Des marchés des capitaux sains reposent sur une économie, une société et un environnement sains. L'interdépendance entre l'économie, l'environnement et la société est évidente, et le débat sur le changement climatique se concentre souvent sur des aspects spécifiques de la durabilité, tels que la réduction des émissions de CO2, la transition vers les énergies renouvelables ou la préservation de la biodiversité. Mais il est temps d'adopter une approche plus globale, qui considère la préservation de la nature comme un élément essentiel.
Par Jenn-Hui Tan, Chief Sustainability Officer
La perte de la nature et du capital naturel inhérent est l’un des risques les plus graves de la prochaine décennie. De plus en plus de surfaces terrestres et marines sont rendues utilisables ou exploitées. Cette pratique est responsable de plus de 50 pour cent des dégradations des écosystèmes dans le monde. Par exemple, plus de 80% des eaux usées mondiales sont déversées dans l’environnement sans traitement, ce qui constitue une autre menace sérieuse pour les océans.
Tout dépend de la nature
Toute activité économique dépend de la nature. Elle fournit de nombreux «services» essentiels, comme la pollinisation des plantes ou la fourniture d’eau propre. On estime que plus de 50% du PIB mondial dépendent de la nature à un degré moyen ou élevé. Inversement, cela signifie que plus la nature est endommagée, plus les risques financiers pour l’économie et les marchés financiers augmentent. Les investisseurs ont donc l’obligation de prendre en compte ces risques dans leurs processus d’investissement et d’analyse.
Pour lutter efficacement contre la perte de nature, les acteurs des marchés financiers doivent comprendre à la fois les synergies et les interactions possibles entre le climat et la nature. Soyons clairs: l’objectif net zéro n’est pas possible sans préservation de la nature.

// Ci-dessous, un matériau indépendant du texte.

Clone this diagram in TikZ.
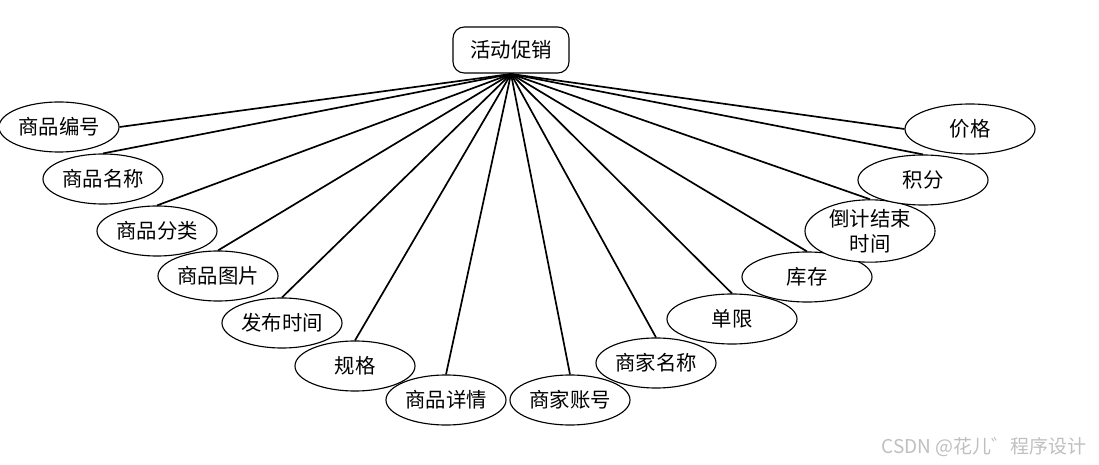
\documentclass[tikz,border=0pt]{standalone}
\usepackage{fontspec}
\newfontfamily\cjk{Noto Sans CJK SC}
\usetikzlibrary{shapes.geometric,positioning}
\tikzset{
 ent/.style
  = {rectangle, draw, fill=white, rounded corners=8pt, minimum width=2.9cm,
     minimum height=1.15cm, text centered, thick, font=\cjk\fontsize{14.5}{17}\selectfont},
 attr/.style
  = {ellipse, draw, fill=white, minimum width=3cm, minimum height=1.25cm,
     inner sep=0pt, text centered, thick, font=\cjk\fontsize{14.5}{17}\selectfont},
 attrr/.style
  = {attr, minimum width=3.25cm},
 l/.style
  = {draw, line width=1.2pt},
}

\begin{document}
\begin{tikzpicture}[x=0.025cm, y=-0.025cm]
\useasboundingbox (0,0) rectangle (1099,465);

% entity
\node[ent] (promo) at (511,50) {活动促销};
\coordinate (hub) at (511,74);

% attributes, left
\node[attr] (bh) at (59,127) {商品编号};
\node[attr] (mc) at (103,179) {商品名称};
\node[attr] (fl) at (157,231) {商品分类};
\node[attr] (tp) at (218,276) {商品图片};
\node[attr] (sj) at (282,323) {发布时间};
\node[attr] (gg) at (355,366) {规格};
\node[attr] (xq) at (446,400) {商品详情};

% attributes, right
\node[attr] (zh) at (570,400) {商家账号};
\node[attr] (sm) at (656,363) {商家名称};
\node[attrr] (dx) at (732,319) {单限};
\node[attrr] (kc) at (807,277) {库存};
\node[attrr, align=center, font=\cjk\fontsize{14.5}{18}\selectfont] (djs) at (870,231) {倒计结束\\时间};
\node[attrr] (jf) at (923,180) {积分};
\node[attrr] (jg) at (970,129) {价格};

% links
\foreach \n in {mc,fl,tp,sj,gg,xq,zh,sm,dx,kc,djs,jf}
  \draw[l] (hub) -- (\n.north);
\draw[l] (hub) -- (bh.east);
\draw[l] (hub) -- (jg.west);

% watermark
\node[text=black!25, font=\cjk\fontsize{13.5}{15}\selectfont] (wm) at (984,447) {CSDN @花儿゛程序设计};

\end{tikzpicture}
\end{document}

La perte de nature et le changement climatique sont donc liés, mais il existe aussi des opportunités : les analyses de la Global Commission on Adaptation montrent que des investissements mondiaux de 1,8 billion de dollars US dans cinq domaines cibles liés à la nature pourraient générer un bénéfice économique total de 7,1 billions de dollars US entre 2020 et 2030. Il s’agit par exemple de systèmes d’alerte précoce, d’infrastructures résilientes au climat, d’une production agricole respectueuse de l’environnement dans les régions sèches, de la protection des mangroves à l’échelle mondiale ou de projets visant à rendre les sources d’eau plus résistantes.
Des investissements pour éviter la perte de nature sont déjà possibles
Le Programme des Nations unies pour l’environnement estime que 8,8 billions de dollars d’investissements seront nécessaires d’ici 2050 pour respecter les engagements internationaux. On entend par là des investissements dans la protection de la nature directement, mais aussi dans des applications, processus ou autres qui l’aident. Actuellement, seuls 146 milliards de dollars américains sont investis chaque année et les capitaux privés ne représentent que 17% du total. En revanche, dans le domaine de la protection du climat, plus de la moitié des investissements proviennent déjà du secteur privé. Il y a donc un écart considérable à combler.
Aujourd’hui, il existe déjà de nombreux instruments financiers et classes d’actifs alternatifs qui financent les entreprises ayant des pratiques respectueuses de la nature. Il s’agit par exemple d’obligations durables, de swaps de dette pour la nature, d’obligations bleues ou des marchés en croissance constante des crédits carbone et biodiversité. Les stratégies d’investissement thématiques durables dans la biodiversité, l’eau, les déchets ou les solutions climatiques gagnent également en importance. Comme on le voit, les possibilités pour les investisseurs de s’engager dans le domaine de la conservation de la nature sont multiples. Quel que soit leur choix : Réorienter les flux financiers des activités nuisibles à la nature vers des activités de conservation permet d’obtenir de meilleurs résultats financiers, environnementaux et sociaux à long terme pour les investisseurs et la société dans son ensemble.